Here are four books that Torrey Honors officially recommends, and by “officially” I mean that we have built them into the heart of our great books program. So we will be cycling through them every year with students, because they are proven masterpieces that bear careful reading and re-reading.
- Narrative of the Life of Frederick Douglass and several speeches, from The Portable Frederick Douglass. The classic 1845 autobiography takes readers on the journey of Douglass’ self-education, escape to freedom, and rise to influential statesmanship. His essays, meanwhile (including “What to the Slave is the Fourth of July?”), let us hear the public voice of an orator who changed our country.
- W.E.B. DuBois, The Souls of Black Folk (1903). In this unique masterpiece of social analysis, DuBois probes the meaning of the African American experience and culture and generates explanatory categories (most famously the “double consciousness”) which have proven increasingly relevant.
- Lorraine Hansberry, A Raisin in the Sun (1959). Hansberry works that ancient magic of the playwright: She puts on stage the specifics of one little family’s particular life (in segregated mid-century Chicago), and somehow shows her audience universal truths about justice and dignity.
- Martin Luther King, Jr., A Testament of Hope (selected writing and speeches). Especially when we are in a position to read King as a culmination and application of the tradition of African American classics that have gone before him, we can appreciate more deeply the biblical case for civil rights and equality that he made to the American people.

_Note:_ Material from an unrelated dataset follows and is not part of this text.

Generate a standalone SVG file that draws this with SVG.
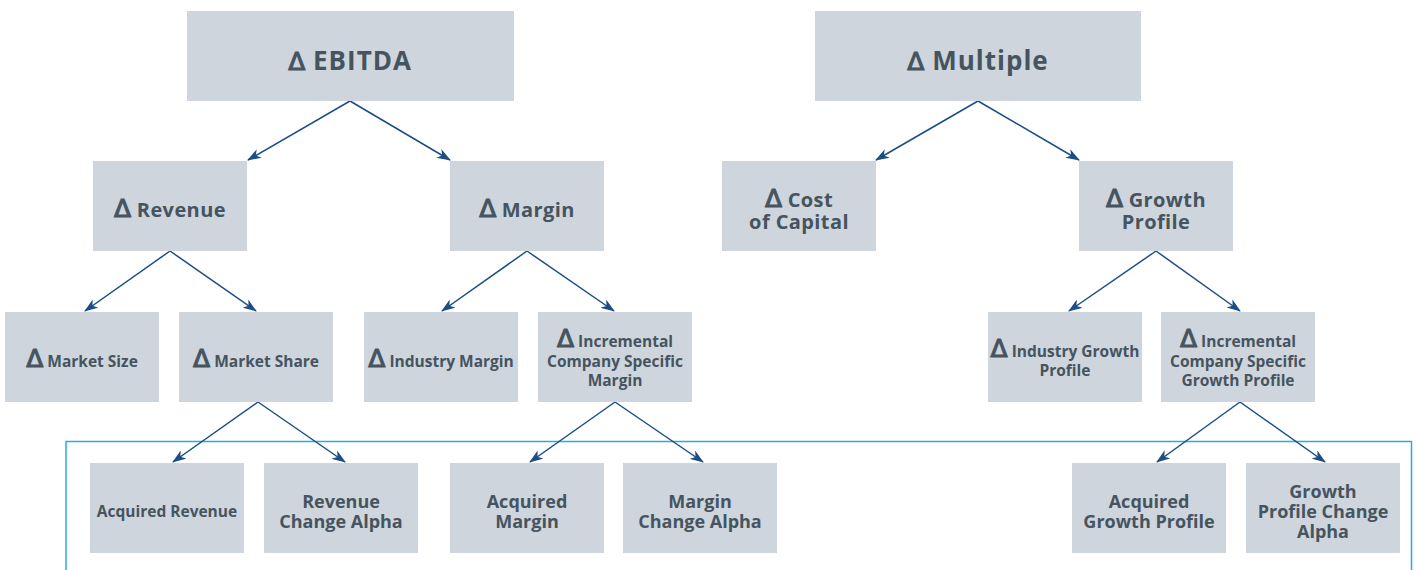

We’ve read Douglass in Torrey for as long as I can remember; King and DuBois have been on the reading lists of the two separate houses of Torrey for some time, meaning that only half of our students got either author. We’ve recently consolidated our curriculum, though, so now all students will read both MLK and DuBois. Hansberry is brand new for us this year, and her inclusion is a direct result of very extensive faculty conversations over the last few years: we move slowly, but we move.
(An aside to Torrey Honors alum who didn’t get to read all four of these with us: Sorry! We added books after you left. Remember that as a perpetual member you have the right to read and dispute in perpetuity.)
Torrey Honors is a great books program, which means we read and discuss a big stack of time-tested classic texts as our way of providing the general education component of our students’ college work. We start with Homer’s Iliad and and just keep arguing about great books for four years, ending up somewhere in the middle of the twentieth century. Like a lot of great books programs, we’re strongest in the oldest stuff, maybe down to about the Renaissance and the Reformation. Unlike a lot of great books programs, we especially emphasize reading and discussing the Bible, and we read a lot of classic Christian theology.
The great books educational movement at large has attracted plenty of African American students excited to continue down the Homer-Plato-Augustine-Dante-Shakespare trail, but it’s only fair to say that the great books movement has also had its share of problems, and caused its share of problems. I cringe to recall the 1990 debacle in which no less a spokesman that Mortimer Adler was asked why the Britannica Great Books set, even in its latest revision, could find no room for a single African American writer in its 60 volumes: The argument was that truly great books had to have lots of ideas in them, and universal ideas, but black authors had so far only written about one or two ideas at a time. Adler mused, “I think probably in the next century there will be some Black that writes a great book, but there hasn’t been so far.” Big yikes, as the kids say. Read all about it in JET magazine if you want, along with excoriating counter-arguments from scholars like Henry Louis Gates, Jr.
And even better than the counter-arguments, consider the counter-examples: works by Anna Julia Cooper, Zora Neal Hurston, Richard Wright, Toni Morrison, Gwendolyn Brooks, James Baldwin, Ralph Ellison, Robert Hayden, etc. There is no need to wait for the next century. There are some masterpieces and classics already here to consider. There are lots of ideas in these books, layers on layers, good measure pressed down and shaken together.
In Torrey, we tend to prefer older books, because we want to harvest the testimony of multiple generations rather than the testimony of just a few recent decades; we want books that have been argued over for centuries if possible, generating whole schools of thought contending over who’s reading it right. When we read anything from the 1950s or so, it needs a special justification: it better be our personal friend C.S. Lewis, or superbrain T.S. Eliot or somebody. In the case of our curricular sub-thread of African American books, we’ve currently got the four books at the top of this post. They do extend into the mid twentieth century, which is very recent by our standards. The main reason we read them is that they’re great books. We’re also eager to give special attention to America, which is where we are and which is a young nation by great books standards. We’re also eager to give special attention to the culture-forming power of Christian ideas, which breaks through with special clarity in MLK’s extension of the oratorical tradition that we first plucked in Douglass. And finally we acknowledge the unique status of the African American self-understanding as a central element of American self-understanding.
But mainly, we want to read these modern classics, and re-read them, with the students who come through our program.